The cat turns itself into a sabertooth tiger that is very obviously a regular tiger with no tusks except in a single still photo. This doesn’t stop people from hilariously referring to the tiger as having huge tusks but you try strapping on prosthetics onto a tiger. The scientist turns himself (and apparently in the past his assistant) into THE NEANDERTHAL MAN which just looks like a low rent wolf man or maybe Mr. Hyde makeup sporting a thick beard and Mike Brady’s hair and possessing the power to kill people by roughly tackling them. So yes, this is just a bad Dr. Jekyll and Mr. Hyde but I will save discussion of that story until we get to the real deal. The film is stupid comfort food. The kind of film I love to watch this time of year with nothing working for it and more than a few bits of unintentional comedy wrapped up in a quick 78 minute package and an ending monologue that can basically be summed up as “He tampered in God’s domain”. I could watch this shit all day. The film is also notable for being the first movie for Beverly Garland (My Three Sons, D.O.A.).
Bonus Episode #2 – Western/Vampire: Curse of the Undead (1959)
Directed by Ewald André Dupont
Vampire films are just about the last film you’d expect to pop up in a western considering the whole wide open spaces thing meaning a vampire epidemic seems even more ridiculous than normal. Yet between Near Dark, Vampires, Billy the Kid vs. Dracula, Sundown: The Vampire in Retreat, From Dusk till Dawn (using a loose interpretation of the word “western”) and of course this early horror-western, vampire films seem to be almost the default way of interjecting horror. I guess I shouldn’t be surprised considering the default usually falls back to zombies or vampires and wide open spaces with few people, most of them armed would make for a really huge logical leap to get to.

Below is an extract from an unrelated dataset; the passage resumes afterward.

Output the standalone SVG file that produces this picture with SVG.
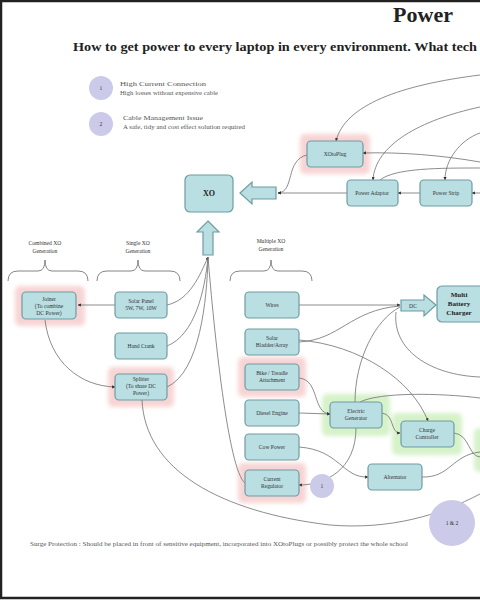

Here we have a standard western, the kind that feel like they were made over a weekend using spare sets and a budget of roughly two bits, but with vampires thrown in casually. I’ve seen this basic story of encroaching on land rights so many times and this may be the most undercooked of them all, yet it’s hard to deny throwing in vampires doesn’t liven up this dead horse a bit. Notice I don’t say good, but it’s interesting to watch as the characters try to act out a cruddy western not knowing they are actually in a vampire movie. It’s like a meta comedy is buried in here but only the viewer knows and can laugh at it possibly owing to in it originating as a satire (which has long since been stamped out of all self-awareness and wit). I give the film crap but I should give the film some credit for going to European mythology for many of its vampire facts (vampires being created by suicide and not being affected by sunlight) instead of just copying Universal’s Dracula.
I also have to give the film credit for getting stronger as it goes on, handling horror far better in all its shadows and mystery (and a more likable and sympathetic “villain” than any of the paper thin assholes that populate this town) as opposed to the undercooked plot that gets things started (SPOILER also killing that obnoxious shit anticlimactically certainly improved things END OF SPOILER) only to peter out in the background. It’s the reverse of From Dusk Till Dawn, changing the genre by throwing in vampires improves things.
I also watched How to Make a Monster and Blood of Dracula but I’ll save that for my talk on AIP films later in the month.